The series on youth opportunities I produced last year with Romanian TV journalist, Lorelei Mihala, is being published in instalments on Cafe Babel (appropriately, a magazine published in multiple languages and aimed at young Europeans).
We were funded by the Council of Europe, as part of a programme aimed at getting more diversity into the media – hence our focus on young migrants and refugees in both cities, London and Bucharest.
It was a difficult project. We’d never met before I arrived in Romania; we wanted to capture video as well as produce a written piece; we only found out we got the grant a week or two before starting, meaning many unavailable interviewees; and we wrote it all up afterwards during weekends, back in our respective countries. We also realised at some point that we hadn’t quite understood each other’s ideas about what the final piece looked like, and we probably overreached in terms of the scope we tried to cover within 5 or 6 days per city. Then there was the basic fact of working as a team: more people working on something doesn’t necessarily make it quicker, requiring more discussion and compromise – something lone journalists are used to being able to avoid.
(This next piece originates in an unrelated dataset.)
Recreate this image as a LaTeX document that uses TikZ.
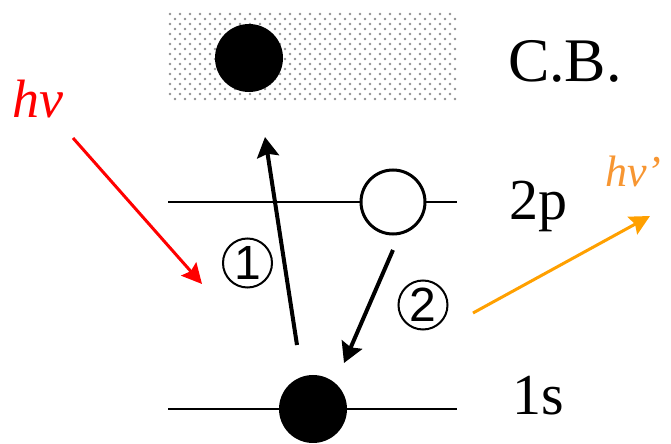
\documentclass[tikz,border=0pt]{standalone}
\usepackage{fontspec}
\setmainfont{Liberation Serif}
\newfontfamily\digitfont{Liberation Sans}
\usetikzlibrary{arrows.meta}

\definecolor{photonred}{RGB}{255,0,0}
\definecolor{photonorange}{RGB}{255,160,0}
\definecolor{labelorange}{RGB}{247,150,50}
\definecolor{dotgray}{RGB}{145,145,145}

\begin{document}
\begin{tikzpicture}[
x=0.5pt, y=-0.5pt,
every node/.style={
inner sep=0pt,
outer sep=0pt
},
arrow/.style={-{Stealth[length=10pt,width=11pt,inset=1.5pt]}, line width=2pt},
photon/.style={-{Stealth[length=10pt,width=10pt,inset=1.5pt]}, line width=1.5pt}
]
\useasboundingbox (0,0) rectangle (671,444);

% =====================================================
% Styles
% =====================================================

\tikzstyle{level} =
[line width=1pt]

\tikzstyle{electron} =
[circle,
fill=black,
minimum size=34pt]

\tikzstyle{vacancy} =
[circle,
fill=white,
draw=black,
line width=1.5pt,
minimum size=32pt]

\tikzstyle{statelabel} =
[anchor=base west,
font=\fontsize{29}{29}\selectfont]

\tikzstyle{stepmark} =
[circle,
draw=black,
line width=1pt,
minimum size=24.5pt,
font=\digitfont\fontsize{24}{24}\selectfont]

% =====================================================
% Conduction band
% =====================================================

\foreach \r in {0,...,17} {
  \pgfmathsetmacro\shift{mod(\r,2)*5}
  \foreach \c in {0,...,28}
    \fill[dotgray] (170+\c*10+\shift, 14+\r*5) circle (0.65pt);
}

% =====================================================
% Levels
% =====================================================

\coordinate (p-left) at (168,202);
\coordinate (p-right) at (457,202);
\coordinate (s-left) at (168,409);
\coordinate (s-right) at (457,409);

\draw [level] (p-left) -- (p-right);

\draw [level] (s-left) -- (s-right);

% =====================================================
% Nodes
% =====================================================

\node (cbe) [electron] at (249,58) {};

\node (hole) [vacancy] at (393,202) {};

\node (gse) [electron] at (313,409) {};

\node (cblabel) [statelabel, font=\fontsize{31}{31}\selectfont] at (508,82)
{C.B.};

\node (plabel) [statelabel] at (509,220)
{2p};

\node (slabel) [statelabel] at (512,415)
{1s};

\node (hvin) [anchor=base west, text=photonred,
font=\fontsize{27}{27}\selectfont\itshape] at (12,118)
{hν};

\node (hvout) [anchor=base west, text=labelorange,
font=\fontsize{22}{22}\selectfont\itshape] at (605,187)
{hν’};

\node (one) [stepmark] at (247.5,263)
{1};

\node (two) [stepmark] at (423,305)
{2};

% =====================================================
% Arrows
% =====================================================

\coordinate (exc-start) at (297,345);
\coordinate (exc-end) at (265,137);
\coordinate (rel-start) at (393,250);
\coordinate (rel-end) at (344,363);
\coordinate (in-start) at (73,138);
\coordinate (in-end) at (202,284);
\coordinate (out-start) at (473,313);
\coordinate (out-end) at (650,216);

\draw [arrow] (exc-start) -- (exc-end);

\draw [arrow] (rel-start) -- (rel-end);

\draw [photon, photonred] (in-start) -- (in-end);

\draw [photon, photonorange] (out-start) -- (out-end);

\end{tikzpicture}
\end{document}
It was fun though, and somehow it came together. And of course, I’d never have known where the students hung out on a Tuesday evening, and never got access to the refugee centre in Bucharest without Lorelei (nor been able to speak to anyone there: the staff we met pointedly ignored me during the entire interview). Grant opportunities are fairly rare, but sites like hostwriter are offering couchsurfing-style matching services – so really there’s no excuse.